Television has never been my best friend but it has a special place in my life during Ramzan. Yes, I am an educated young woman who would love to stop by documentaries. But, I would hereby ignore, when they sarcastically comment on what I watch. It does not matter if the show host is faking when it comes to prize distribution and Umrah tickets. I happily overlook their masked religious self because like everyone else, I die for entertainment. But when I say entertainment, I am looking for a lighter and a comical version of life.
I am certainly not impressed by airplanes and big cars, and that is not what you are supposed to concentrate on. Despite this, Ramzan is more than fried items and shoe shopping. It is like an annual reminder of knocking sense in us. It teaches us humanity and the reason for our existence. But when it comes to 15 hours of an empty stomach, I definitely need an energy boost. So these Ramzan transmission are more of a refuge that I seek; similar to what a glass of Rooh Afza does to many! It is an excuse that I would happily make to get few minutes to myself. With wailing kids and overflowing sink, I need to breathe. With all Shan-e-Ramzan and Afridi hype, I am completely deprived of sanity. My cable operator has left me without a TV connection because of which, I find no reason to smile often wondering what Dil Dil Ramzan or Ishq Ramzan are talking about.

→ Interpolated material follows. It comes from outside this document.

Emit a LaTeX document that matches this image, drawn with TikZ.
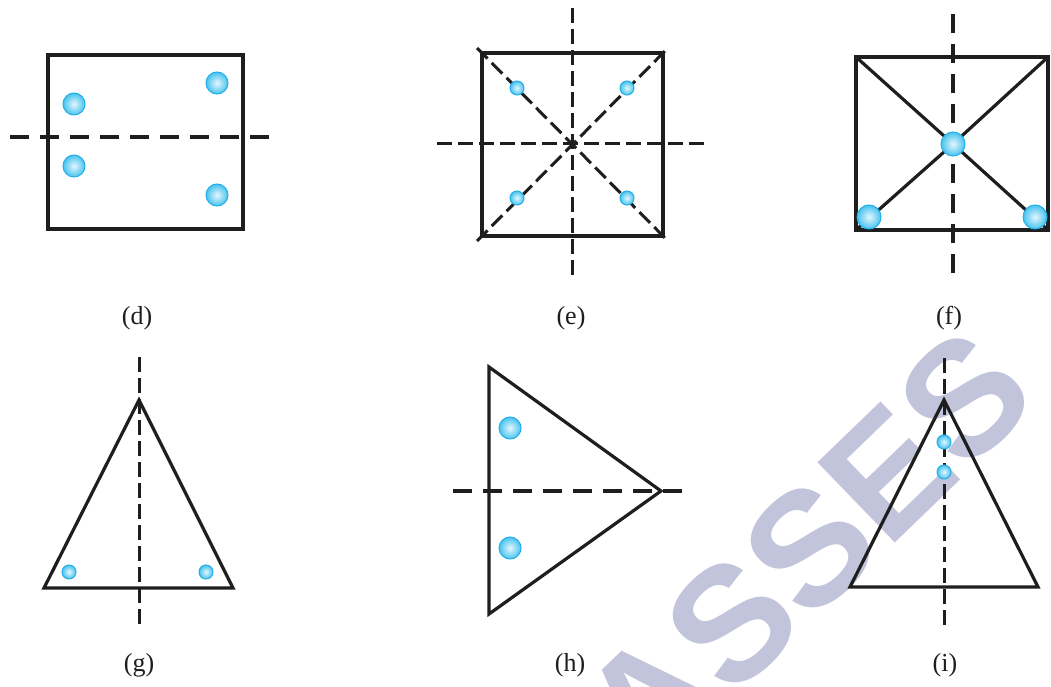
\documentclass[tikz,border=0pt]{standalone}
\usepackage{fontspec}
\setmainfont{Liberation Serif}
\newfontfamily\wmfont{Liberation Sans}
\definecolor{dotin}{RGB}{228,246,253}
\definecolor{dotout}{RGB}{70,195,238}
\definecolor{dotedge}{RGB}{35,175,232}
\definecolor{wmcol}{RGB}{193,196,219}
\definecolor{ink}{RGB}{30,30,30}
\begin{document}
\begin{tikzpicture}[x=1pt,y=-1pt,
  outline/.style={line width=3.2pt, draw=ink, line join=miter},
  axis/.style={line width=3.2pt, draw=ink, dash pattern=on 19pt off 11pt},
  axisshort/.style={line width=3pt, draw=ink, dash pattern=on 15pt off 6pt},
  ball/.style={circle, inner sep=0pt, minimum size=#1, draw=dotedge, line width=1pt, inner color=dotin, outer color=dotout},
  lab/.style={font=\fontsize{26}{26}\selectfont, inner sep=0pt, text=ink},
  wm/.style={font=\wmfont\bfseries\fontsize{162}{162}\selectfont, text=wmcol, inner sep=0pt}]
\useasboundingbox (0,0) rectangle (1051,687);
\clip (0,0) rectangle (1051,687);
\fill[white] (0,0) rectangle (1051,687);
% watermark
\node[wm, rotate=44, anchor=east] (wmark) at (1004,360) {CLASSES};

% ---------- (d) ----------
\coordinate (d-nw) at (48,55);
\coordinate (d-se) at (243,229);
\coordinate (d-al) at (10,137);
\coordinate (d-ar) at (273,137);
\draw[outline] (d-nw) rectangle (d-se);
\draw[axis] (d-al) -- (d-ar);
\node[ball=22pt] (d1) at (74,104) {};
\node[ball=22pt] (d2) at (217,83) {};
\node[ball=22pt] (d3) at (74,166) {};
\node[ball=22pt] (d4) at (217,195) {};
\node[lab] (ld) at (137,318) {(d)};

% ---------- (e) ----------
\coordinate (e-nw) at (482,53);
\coordinate (e-se) at (663,236);
\coordinate (e-t) at (572,8);
\coordinate (e-b) at (572,280);
\coordinate (e-l) at (437,144);
\coordinate (e-r) at (707,144);
\coordinate (e-d1a) at (477,48);
\coordinate (e-d1b) at (668,241);
\coordinate (e-d2a) at (477,241);
\coordinate (e-d2b) at (668,48);
\draw[outline] (e-nw) rectangle (e-se);
\draw[axisshort] (e-t) -- (e-b);
\draw[axisshort] (e-l) -- (e-r);
\draw[axisshort] (e-d1a) -- (e-d1b);
\draw[axisshort] (e-d2a) -- (e-d2b);
\node[ball=14pt] (e1) at (517,88) {};
\node[ball=14pt] (e2) at (627,88) {};
\node[ball=14pt] (e3) at (517,198) {};
\node[ball=14pt] (e4) at (627,198) {};
\node[lab] (le) at (571,318) {(e)};

% ---------- (f) ----------
\coordinate (f-nw) at (856,57);
\coordinate (f-ne) at (1048,57);
\coordinate (f-sw) at (856,230);
\coordinate (f-se) at (1048,230);
\coordinate (f-t) at (953,14);
\coordinate (f-b) at (953,275);
\draw[axis] (f-t) -- (f-b);
\draw[outline] (f-nw) rectangle (f-se);
\coordinate (f0) at (953,144);
\draw[outline] (f-nw) -- (f0) -- (f-se);
\draw[outline] (f-ne) -- (f0) -- (f-sw);
\node[ball=24pt] (fc) at (f0) {};
\node[ball=24pt] (f1) at (869,217) {};
\node[ball=24pt] (f2) at (1035,217) {};
\node[lab] (lf) at (949,318) {(f)};

% ---------- (g) ----------
\coordinate (g-a) at (139,400);
\coordinate (g-l) at (44,588);
\coordinate (g-r) at (233,588);
\coordinate (g-t) at (139,357);
\coordinate (g-b) at (139,627);
\draw[outline] (g-a) -- (g-l) -- (g-r) -- cycle;
\draw[axisshort] (g-t) -- (g-b);
\node[ball=14pt] (g1) at (69,572) {};
\node[ball=14pt] (g2) at (206,572) {};
\node[lab] (lg) at (139,665) {(g)};

% ---------- (h) ----------
\coordinate (h-t) at (489,367);
\coordinate (h-b) at (489,614);
\coordinate (h-r) at (661,491);
\coordinate (h-al) at (453,491);
\coordinate (h-ar) at (686,491);
\draw[outline] (h-t) -- (h-b) -- (h-r) -- cycle;
\draw[axis] (h-al) -- (h-ar);
\node[ball=22pt] (h1) at (510,428) {};
\node[ball=22pt] (h2) at (510,548) {};
\node[lab] (lh) at (570,665) {(h)};

% ---------- (i) ----------
\coordinate (i-a) at (944,400);
\coordinate (i-l) at (850,587);
\coordinate (i-r) at (1038,587);
\coordinate (i-t) at (944,358);
\coordinate (i-b) at (944,630);
\draw[outline] (i-a) -- (i-l) -- (i-r) -- cycle;
\draw[axisshort] (i-t) -- (i-b);
\node[ball=14pt] (i1) at (944,442) {};
\node[ball=14pt] (i2) at (944,472) {};
\node[lab] (li) at (945,665) {(i)};
\end{tikzpicture}
\end{document}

With a whole lot criticizing anchors taking an oh-so-Muslim attire, and with people pointing at the commercialization of this month, I sit back and appreciate this because it is not easy. These Ramzan programs might have several shortcomings that are easily picked up upon, but it has a huge number of workers dedicating their efforts at a time when the common man skips office or dozes off with an excuse to kill time to iftar.